= Lilkee =

Lilkee is a 2006 children's film in Hindi produced by Children's Film Society, India, and directed by Batul Mukhtiyar. The film is about a 10-year-old domestic help in Mumbai. and was released on 5 October 2006.

==Plot==
It is a story of a girl named Lilkee girl from the mountains of Nainital. Like all other girls from the poor families, Lilkee is expected to work and earn. Lilkee is brought to Mumbai by Bela for housework. Lilkee gets involved in household chores and takes care of Bela's child. Even though she falls under the weight of a routine, she misses Nainital. In Mumbai, Lilkee finds a few friends to play with.

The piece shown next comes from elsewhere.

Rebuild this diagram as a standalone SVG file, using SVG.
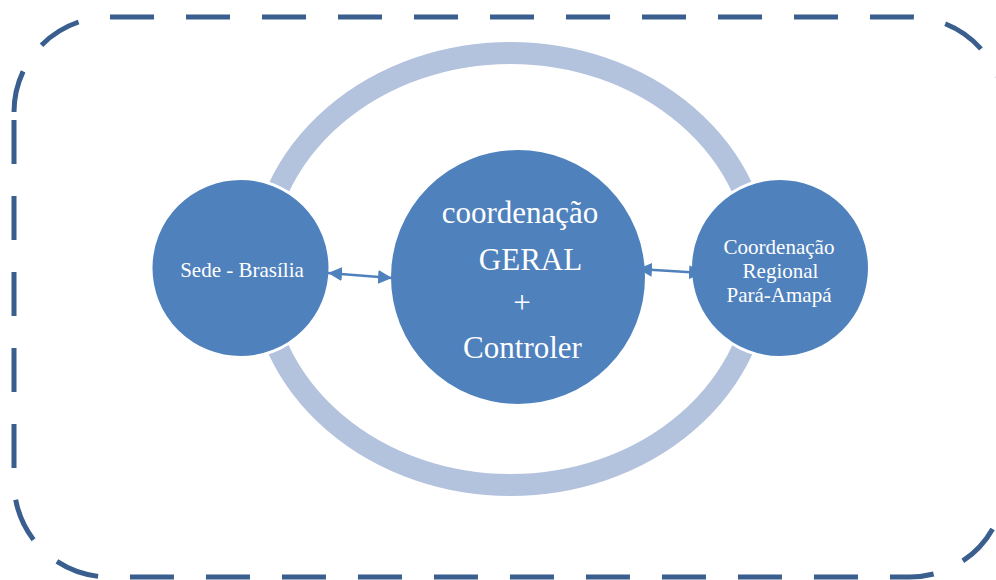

However, they soon realize she is a housemaid. And how her sense of responsibility makes her employer to admit her in school is the remaining story.

==Cast==
- Aiman Mukhtiyar
- Anushka Panwala
- Saloni Joshi
- Anushka Joshi
- Md. Mukhtiyar
- Suresh Bhatia
- Nazneen Madan

==Festivals==
In 2009, it was shown as a part of the 'Sadak Chhap Film Fest', a street film festival for children in Bangalore. It also screened at the 'Filmi Chashma Film Festival', at National Film Archive of India, Pune in 2011.